Question

$PQRS$ is a square. $SR$ is a tangent (at point $S$) to the circle with centre $O$ and $TR=OS.$ Then find the ratio of area of the circle to the area of the square.

• A. $\frac{\pi }{\sqrt{3}}$
• B. $\frac{\pi }{3}$
• C. $\frac{\pi }{\sqrt{2}}$
• D. $\frac{\sqrt{3}}{\pi }$

Answer 1

The correct option is B $\frac{\pi }{3}$

It is given that $PQRS$ is a square and $SR$ is tangent to circle with centre $O$.

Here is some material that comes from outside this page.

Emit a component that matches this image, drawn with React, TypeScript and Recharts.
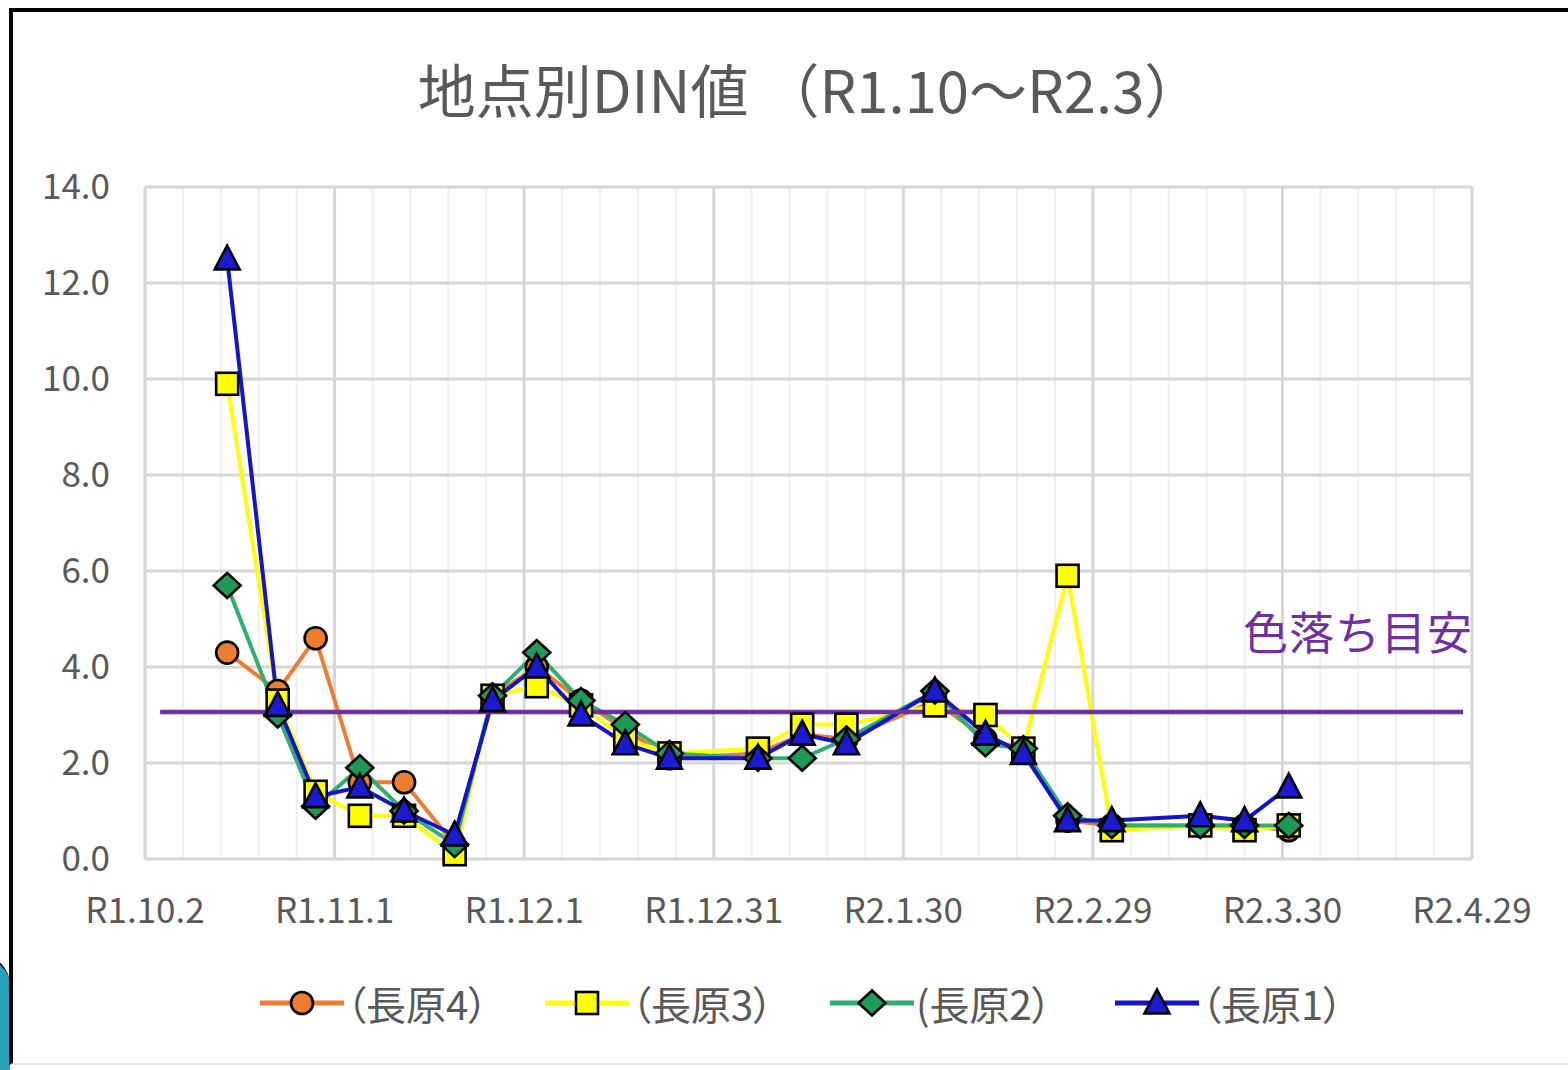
import React from "react";
import {
  LineChart,
  Line,
  XAxis,
  YAxis,
  CartesianGrid,
  ReferenceLine,
} from "recharts";

// Sampling days, counted in days from R1.10.2 (2019-10-02)
const days = [13, 21, 27, 34, 41, 49, 55, 62, 69, 76, 83, 97, 104, 111, 125, 133, 139, 146, 153, 167, 174, 181];

const nagahara4 = [4.3, 3.5, 4.6, 1.6, 1.6, 0.3, 3.4, 4.0, 3.3, 2.7, 2.1, 2.2, 2.6, 2.5, 3.3, 2.5, 2.3, 0.8, 0.7, 0.7, 0.7, 0.6];
const nagahara3 = [9.9, 3.3, 1.4, 0.9, 0.9, 0.1, 3.4, 3.6, 3.2, 2.5, 2.2, 2.3, 2.8, 2.8, 3.2, 3.0, 2.3, 5.9, 0.6, 0.7, 0.6, 0.7];
const nagahara2 = [5.7, 3.0, 1.1, 1.9, 1.0, 0.3, 3.4, 4.3, 3.3, 2.8, 2.2, 2.1, 2.1, 2.5, 3.5, 2.4, 2.3, 0.9, 0.7, 0.7, 0.7, 0.7];
const nagahara1 = [12.5, 3.2, 1.3, 1.5, 1.0, 0.5, 3.3, 4.0, 3.0, 2.4, 2.1, 2.1, 2.6, 2.4, 3.5, 2.6, 2.2, 0.8, 0.8, 0.9, 0.8, 1.5];

const xTicks = [0, 30, 60, 90, 120, 150, 180, 210];
const xTickLabels = ["R1.10.2", "R1.11.1", "R1.12.1", "R1.12.31", "R2.1.30", "R2.2.29", "R2.3.30", "R2.4.29"];
const xMinorTicks = [6, 12, 18, 24, 36, 42, 48, 54, 66, 72, 78, 84, 96, 102, 108, 114, 126, 132, 138, 144, 156, 162, 168, 174, 186, 192, 198, 204];
const yTicks = [0, 2, 4, 6, 8, 10, 12, 14];

const threshold = 3.06;
const thresholdSpan = [2.4, 208.6];
const thresholdLabel = "色落ち目安";
const title = "地点別DIN値 （R1.10～R2.3）";

const data = days.map((d, i) => ({
  d,
  s4: nagahara4[i],
  s3: nagahara3[i],
  s2: nagahara2[i],
  s1: nagahara1[i],
}));

type Kind = "circle" | "square" | "diamond" | "triangle";

const series: { key: string; name: string; line: string; fill: string; kind: Kind }[] = [
  { key: "s4", name: "（長原4）", line: "#ED7D31", fill: "#ED7D31", kind: "circle" },
  { key: "s3", name: "（長原3）", line: "#FFFF00", fill: "#FFFF00", kind: "square" },
  { key: "s2", name: "(長原2）", line: "#2EAF6F", fill: "#1E9A55", kind: "diamond" },
  { key: "s1", name: "（長原1）", line: "#1414C8", fill: "#1A1AD0", kind: "triangle" },
];

const FONT = "'Noto Sans CJK JP', 'Noto Sans', sans-serif";
const TEXT = "#595959";

function MarkerShape({ cx, cy, kind, fill }: { cx: number; cy: number; kind: Kind; fill: string }) {
  const sw = 2.6;
  if (kind === "circle") return <circle cx={cx} cy={cy} r={11} fill={fill} stroke="#000" strokeWidth={sw} />;
  if (kind === "square") return <rect x={cx - 11} y={cy - 11} width={22} height={22} fill={fill} stroke="#000" strokeWidth={sw} />;
  if (kind === "diamond")
    return (
      <polygon
        points={`${cx},${cy - 12.5} ${cx + 13.5},${cy} ${cx},${cy + 12.5} ${cx - 13.5},${cy}`}
        fill={fill}
        stroke="#000"
        strokeWidth={sw}
      />
    );
  return (
    <polygon
      points={`${cx},${cy - 13.5} ${cx + 12.5},${cy + 10.5} ${cx - 12.5},${cy + 10.5}`}
      fill={fill}
      stroke="#000"
      strokeWidth={sw}
    />
  );
}

function makeDot(kind: Kind, fill: string) {
  return (props: any) => {
    const { cx, cy, index } = props;
    if (cx == null || cy == null) return <g key={`e-${index}`} />;
    return <MarkerShape key={`m-${index}`} cx={cx} cy={cy} kind={kind} fill={fill} />;
  };
}

export default function App() {
  return (
    <div
      style={{
        position: "absolute",
        left: 0,
        top: 0,
        width: 1568,
        height: 1070,
        background: "#fff",
        overflow: "hidden",
        fontFamily: FONT,
      }}
    >
      {/* decorative corner shape */}
      <div
        style={{
          position: "absolute",
          left: -30,
          top: 955,
          width: 40,
          height: 140,
          background: "#2a9fb8",
          borderTop: "3px solid #000",
          borderRadius: "0 30px 0 0",
        }}
      />
      {/* card frame */}
      <div
        style={{
          position: "absolute",
          left: 9,
          top: 8,
          width: 1580,
          height: 1057,
          borderTop: "4px solid #000",
          borderLeft: "4px solid #000",
          borderBottom: "2px solid #e8e8e8",
          background: "#fff",
          boxSizing: "border-box",
        }}
      />
      <div
        style={{
          position: "absolute",
          left: 17,
          width: 1586,
          top: 50,
          textAlign: "center",
          fontSize: 58,
          color: TEXT,
          lineHeight: "76px",
          whiteSpace: "nowrap",
        }}
      >
        {title}
      </div>
      <div style={{ position: "absolute", left: 0, top: 0 }}>
        <LineChart
          width={1568}
          height={1070}
          data={data}
          margin={{ top: 187, right: 96, bottom: 131, left: 0 }}
        >
          <XAxis
            xAxisId="minor"
            dataKey="d"
            type="number"
            domain={[0, 210]}
            ticks={xMinorTicks}
            hide
          />
          <CartesianGrid xAxisId="minor" horizontal={false} stroke="#efefef" strokeWidth={2} />
          <CartesianGrid stroke="#d6d6d6" strokeWidth={3} />
          <XAxis
            dataKey="d"
            type="number"
            domain={[0, 210]}
            ticks={xTicks}
            tickFormatter={(v: number) => xTickLabels[xTicks.indexOf(v)] ?? ""}
            axisLine={false}
            tickLine={false}
            tickSize={0}
            tickMargin={39}
            height={80}
            interval={0}
            tick={{ fill: TEXT, fontSize: 35, fontFamily: FONT }}
          />
          <YAxis
            type="number"
            domain={[0, 14]}
            ticks={yTicks}
            tickFormatter={(v: number) => v.toFixed(1)}
            axisLine={false}
            tickLine={false}
            tickSize={0}
            tickMargin={35}
            width={145}
            interval={0}
            tick={{ fill: TEXT, fontSize: 35, fontFamily: FONT }}
          />
          {series.map((s) => (
            <Line
              key={s.key}
              dataKey={s.key}
              xAxisId={0}
              type="linear"
              stroke={s.line}
              strokeWidth={4}
              dot={makeDot(s.kind, s.fill)}
              activeDot={false}
              isAnimationActive={false}
            />
          ))}
          <ReferenceLine
            segment={[
              { x: thresholdSpan[0], y: threshold },
              { x: thresholdSpan[1], y: threshold },
            ]}
            stroke="#7030A0"
            strokeWidth={4.5}
            ifOverflow="visible"
          />
        </LineChart>
      </div>
      <div
        style={{
          position: "absolute",
          left: 1243,
          top: 601,
          fontSize: 45,
          color: "#7030A0",
          lineHeight: "60px",
          whiteSpace: "nowrap",
          letterSpacing: 1,
        }}
      >
        {thresholdLabel}
      </div>
      {/* legend */}
      <div
        style={{
          position: "absolute",
          left: 258,
          top: 977,
          display: "flex",
          alignItems: "center",
          height: 52,
        }}
      >
        {series.map((s, i) => (
          <div key={s.key} style={{ display: "flex", alignItems: "center", width: i < 3 ? 285 : 240 }}>
            <svg width={88} height={40}>
              <line x1={2} y1={20} x2={86} y2={20} stroke={s.line} strokeWidth={5} />
              <MarkerShape cx={44} cy={20} kind={s.kind} fill={s.fill} />
            </svg>
            <span
              style={{
                fontSize: 40,
                color: TEXT,
                whiteSpace: "nowrap",
                fontFeatureSettings: '"palt" 1',
                lineHeight: "52px",
              }}
            >
              {s.name}
            </span>
          </div>
        ))}
      </div>
    </div>
  );
}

Lets assume the radius of circle be $r$

Now, we know that $TR-OS=r$

Therefore, $OR=OT+TR=r+r=2r$

$\Delta OSR$ is right angled triangle,

Hence, ${OR}^2-{OS}^2={SR}^2$

$\Rightarrow {SR}^2=4r^2-r^2=3r^2$

$\Rightarrow SR=\sqrt{3}r$

Now the side of square is $\sqrt{3}r$

Area of square, $A_s={\sqrt{3}r}^2$

$\Rightarrow A_s=3s^2$

Area of circle: $A_c=\pi r^2$

$\frac{\text{Area of circle}}{\text{Area of square}}=\frac{\pi r^2}{3r^2}=\frac{\pi }{3}$